GIVEN PROBLEM => Print the listing from its top line through the line containing "pw, ph = W - ml - mr, H - mt - mb", nothing more, and leave out the pictures.

EXTRACTED ENTRIES =>
☆ ☆ ☆

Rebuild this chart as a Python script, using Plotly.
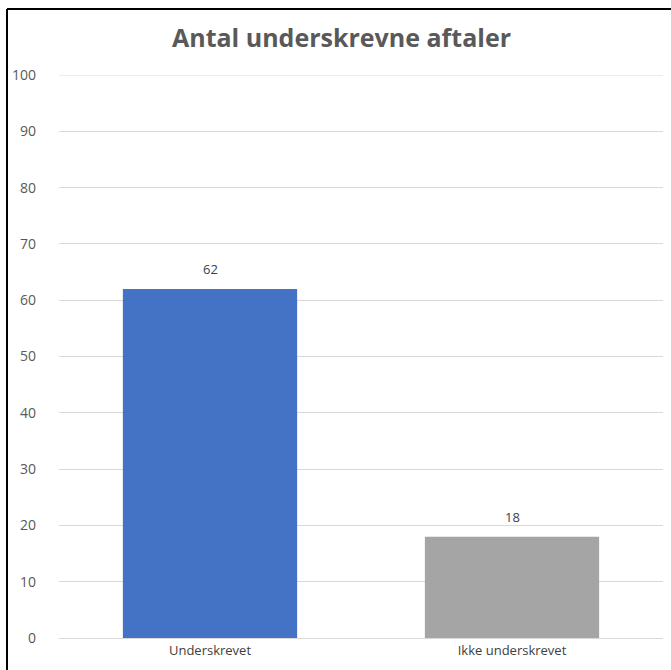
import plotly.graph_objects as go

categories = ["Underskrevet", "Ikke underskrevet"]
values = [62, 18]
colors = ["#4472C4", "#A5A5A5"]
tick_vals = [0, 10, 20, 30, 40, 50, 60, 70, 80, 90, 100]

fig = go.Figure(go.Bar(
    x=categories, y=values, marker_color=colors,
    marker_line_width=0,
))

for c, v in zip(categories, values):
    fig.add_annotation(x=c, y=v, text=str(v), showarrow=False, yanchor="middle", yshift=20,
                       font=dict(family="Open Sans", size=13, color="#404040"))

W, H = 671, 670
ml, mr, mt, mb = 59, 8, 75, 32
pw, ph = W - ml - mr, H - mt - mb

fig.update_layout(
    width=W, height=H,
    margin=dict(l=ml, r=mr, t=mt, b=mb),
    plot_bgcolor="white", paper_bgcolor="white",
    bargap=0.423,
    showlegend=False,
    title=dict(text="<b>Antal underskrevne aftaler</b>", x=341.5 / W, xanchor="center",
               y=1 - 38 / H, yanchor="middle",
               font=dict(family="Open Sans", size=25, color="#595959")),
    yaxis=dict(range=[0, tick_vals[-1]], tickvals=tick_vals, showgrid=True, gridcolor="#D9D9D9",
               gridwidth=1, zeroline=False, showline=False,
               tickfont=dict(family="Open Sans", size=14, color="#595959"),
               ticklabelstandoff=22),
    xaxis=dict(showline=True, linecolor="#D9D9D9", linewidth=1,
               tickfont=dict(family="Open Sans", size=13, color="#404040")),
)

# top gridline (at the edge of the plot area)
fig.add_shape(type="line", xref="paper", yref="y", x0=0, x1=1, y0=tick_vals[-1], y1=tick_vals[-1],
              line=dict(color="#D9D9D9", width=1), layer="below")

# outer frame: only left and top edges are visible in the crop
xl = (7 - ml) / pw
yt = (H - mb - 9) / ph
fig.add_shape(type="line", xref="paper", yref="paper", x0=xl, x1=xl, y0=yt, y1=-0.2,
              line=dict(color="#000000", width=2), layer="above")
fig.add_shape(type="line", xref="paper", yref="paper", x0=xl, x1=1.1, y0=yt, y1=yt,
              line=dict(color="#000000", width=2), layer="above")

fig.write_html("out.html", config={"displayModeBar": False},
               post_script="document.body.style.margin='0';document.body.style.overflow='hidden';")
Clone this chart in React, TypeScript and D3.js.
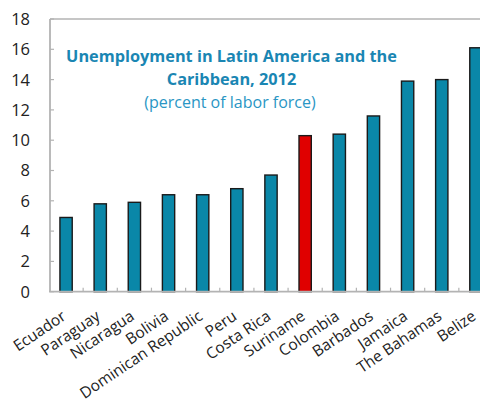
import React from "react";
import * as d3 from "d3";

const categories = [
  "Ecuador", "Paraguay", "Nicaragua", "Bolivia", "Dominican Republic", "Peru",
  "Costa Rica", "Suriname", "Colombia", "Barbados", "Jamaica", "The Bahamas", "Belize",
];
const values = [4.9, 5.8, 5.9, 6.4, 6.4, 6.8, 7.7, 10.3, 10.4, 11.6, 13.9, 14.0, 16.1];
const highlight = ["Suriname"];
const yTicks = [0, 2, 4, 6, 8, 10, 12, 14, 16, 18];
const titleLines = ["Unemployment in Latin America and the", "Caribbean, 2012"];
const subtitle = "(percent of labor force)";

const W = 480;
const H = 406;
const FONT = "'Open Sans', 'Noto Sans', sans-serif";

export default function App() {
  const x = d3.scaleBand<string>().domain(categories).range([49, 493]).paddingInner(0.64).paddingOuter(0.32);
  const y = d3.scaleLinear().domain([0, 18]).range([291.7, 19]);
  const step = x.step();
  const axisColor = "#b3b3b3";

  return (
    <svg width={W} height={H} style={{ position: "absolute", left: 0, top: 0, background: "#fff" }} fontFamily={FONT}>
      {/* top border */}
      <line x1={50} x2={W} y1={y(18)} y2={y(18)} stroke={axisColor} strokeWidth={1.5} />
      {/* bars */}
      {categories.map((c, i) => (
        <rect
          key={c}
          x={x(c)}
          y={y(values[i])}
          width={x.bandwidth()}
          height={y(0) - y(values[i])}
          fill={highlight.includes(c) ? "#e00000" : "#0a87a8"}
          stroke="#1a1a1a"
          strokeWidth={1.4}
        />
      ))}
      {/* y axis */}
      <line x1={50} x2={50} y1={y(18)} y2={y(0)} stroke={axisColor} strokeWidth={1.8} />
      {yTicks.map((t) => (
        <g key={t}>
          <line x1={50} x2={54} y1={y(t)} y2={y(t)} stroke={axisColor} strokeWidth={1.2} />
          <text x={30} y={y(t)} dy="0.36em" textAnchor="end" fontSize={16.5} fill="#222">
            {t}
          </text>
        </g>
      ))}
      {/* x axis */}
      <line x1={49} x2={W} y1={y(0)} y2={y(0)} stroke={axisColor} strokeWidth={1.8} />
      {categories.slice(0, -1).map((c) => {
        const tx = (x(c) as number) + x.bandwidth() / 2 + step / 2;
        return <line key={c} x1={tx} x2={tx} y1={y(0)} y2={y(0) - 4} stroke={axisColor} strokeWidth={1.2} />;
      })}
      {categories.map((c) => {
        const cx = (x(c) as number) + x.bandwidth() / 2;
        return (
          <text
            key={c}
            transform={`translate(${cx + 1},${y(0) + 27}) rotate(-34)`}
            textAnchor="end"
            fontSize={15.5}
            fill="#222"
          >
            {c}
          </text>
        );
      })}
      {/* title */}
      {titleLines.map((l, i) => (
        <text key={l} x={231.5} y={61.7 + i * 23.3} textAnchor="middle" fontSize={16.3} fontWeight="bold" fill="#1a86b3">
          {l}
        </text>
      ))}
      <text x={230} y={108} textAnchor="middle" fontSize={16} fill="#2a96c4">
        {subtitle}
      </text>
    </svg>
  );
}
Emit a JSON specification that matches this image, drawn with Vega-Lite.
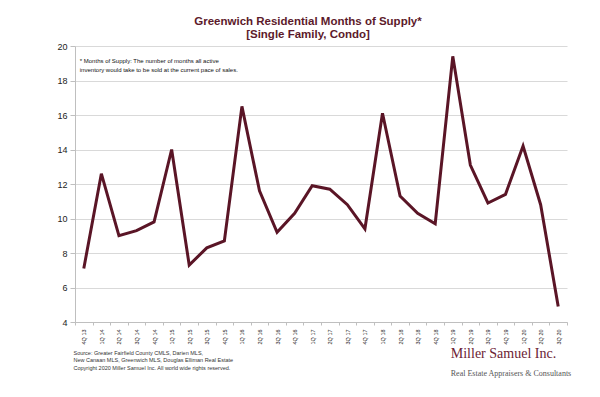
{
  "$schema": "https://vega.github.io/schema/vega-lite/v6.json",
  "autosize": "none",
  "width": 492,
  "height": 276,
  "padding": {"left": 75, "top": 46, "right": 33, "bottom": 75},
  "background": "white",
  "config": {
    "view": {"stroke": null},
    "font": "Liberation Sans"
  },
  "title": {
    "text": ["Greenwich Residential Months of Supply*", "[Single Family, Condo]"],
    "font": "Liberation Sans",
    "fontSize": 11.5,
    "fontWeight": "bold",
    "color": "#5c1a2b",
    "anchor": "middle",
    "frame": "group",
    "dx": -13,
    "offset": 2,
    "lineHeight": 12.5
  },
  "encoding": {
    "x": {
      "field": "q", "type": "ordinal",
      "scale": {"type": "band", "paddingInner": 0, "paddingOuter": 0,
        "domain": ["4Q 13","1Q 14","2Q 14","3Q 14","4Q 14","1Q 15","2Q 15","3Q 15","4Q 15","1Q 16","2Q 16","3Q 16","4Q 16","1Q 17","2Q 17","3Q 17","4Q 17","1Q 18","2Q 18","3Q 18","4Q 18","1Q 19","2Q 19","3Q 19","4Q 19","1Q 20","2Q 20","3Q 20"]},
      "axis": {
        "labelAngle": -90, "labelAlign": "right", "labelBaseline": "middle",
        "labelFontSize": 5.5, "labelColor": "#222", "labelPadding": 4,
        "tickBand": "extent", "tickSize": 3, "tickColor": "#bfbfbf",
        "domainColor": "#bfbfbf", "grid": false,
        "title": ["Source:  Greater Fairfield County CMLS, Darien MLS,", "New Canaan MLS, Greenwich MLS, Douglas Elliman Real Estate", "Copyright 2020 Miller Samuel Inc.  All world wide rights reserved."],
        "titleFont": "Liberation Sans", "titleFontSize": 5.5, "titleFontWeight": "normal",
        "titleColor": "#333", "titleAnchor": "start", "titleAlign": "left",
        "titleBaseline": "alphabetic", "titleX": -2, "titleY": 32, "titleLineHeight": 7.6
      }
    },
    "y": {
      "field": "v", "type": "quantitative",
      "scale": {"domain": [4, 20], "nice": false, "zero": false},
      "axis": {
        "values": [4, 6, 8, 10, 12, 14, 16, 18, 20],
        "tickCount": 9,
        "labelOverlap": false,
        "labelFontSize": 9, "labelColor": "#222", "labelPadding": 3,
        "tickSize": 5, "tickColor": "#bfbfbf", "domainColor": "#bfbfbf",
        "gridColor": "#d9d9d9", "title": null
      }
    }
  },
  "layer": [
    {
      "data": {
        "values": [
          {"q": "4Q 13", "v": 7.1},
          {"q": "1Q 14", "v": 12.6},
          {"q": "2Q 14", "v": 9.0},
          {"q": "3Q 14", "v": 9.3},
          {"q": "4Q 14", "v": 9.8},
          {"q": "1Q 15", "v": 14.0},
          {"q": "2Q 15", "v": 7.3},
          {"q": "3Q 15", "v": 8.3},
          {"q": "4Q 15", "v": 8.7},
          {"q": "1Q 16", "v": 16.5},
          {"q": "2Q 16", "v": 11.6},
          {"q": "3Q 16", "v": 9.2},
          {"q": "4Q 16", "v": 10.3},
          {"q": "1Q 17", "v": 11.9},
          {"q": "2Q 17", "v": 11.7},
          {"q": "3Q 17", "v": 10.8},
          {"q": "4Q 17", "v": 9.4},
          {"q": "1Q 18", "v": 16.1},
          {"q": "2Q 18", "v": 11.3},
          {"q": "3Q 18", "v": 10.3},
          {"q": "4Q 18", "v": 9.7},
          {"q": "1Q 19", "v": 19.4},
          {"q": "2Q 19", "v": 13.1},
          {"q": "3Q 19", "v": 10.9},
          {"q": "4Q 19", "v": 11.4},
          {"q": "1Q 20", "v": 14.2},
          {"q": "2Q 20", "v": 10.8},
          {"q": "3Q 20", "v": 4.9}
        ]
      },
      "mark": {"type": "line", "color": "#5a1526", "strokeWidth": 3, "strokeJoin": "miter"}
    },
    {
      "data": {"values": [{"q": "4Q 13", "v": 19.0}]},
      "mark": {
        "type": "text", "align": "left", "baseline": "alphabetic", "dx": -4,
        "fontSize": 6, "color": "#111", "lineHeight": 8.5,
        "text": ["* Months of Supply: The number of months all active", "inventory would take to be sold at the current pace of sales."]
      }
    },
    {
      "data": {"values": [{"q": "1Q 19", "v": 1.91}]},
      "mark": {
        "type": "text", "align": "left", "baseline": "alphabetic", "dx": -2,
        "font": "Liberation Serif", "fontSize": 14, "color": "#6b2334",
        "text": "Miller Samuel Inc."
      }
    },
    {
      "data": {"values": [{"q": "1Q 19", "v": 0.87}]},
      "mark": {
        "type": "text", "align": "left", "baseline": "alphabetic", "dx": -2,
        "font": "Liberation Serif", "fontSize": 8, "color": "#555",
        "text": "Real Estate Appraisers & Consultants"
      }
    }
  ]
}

☆ ☆ ☆

EXERCISE ANSWER =>
Rebuild this chart as a Python script, using Plotly.
import plotly.graph_objects as go

categories = ["Underskrevet", "Ikke underskrevet"]
values = [62, 18]
colors = ["#4472C4", "#A5A5A5"]
tick_vals = [0, 10, 20, 30, 40, 50, 60, 70, 80, 90, 100]

fig = go.Figure(go.Bar(
    x=categories, y=values, marker_color=colors,
    marker_line_width=0,
))

for c, v in zip(categories, values):
    fig.add_annotation(x=c, y=v, text=str(v), showarrow=False, yanchor="middle", yshift=20,
                       font=dict(family="Open Sans", size=13, color="#404040"))

W, H = 671, 670
ml, mr, mt, mb = 59, 8, 75, 32
pw, ph = W - ml - mr, H - mt - mb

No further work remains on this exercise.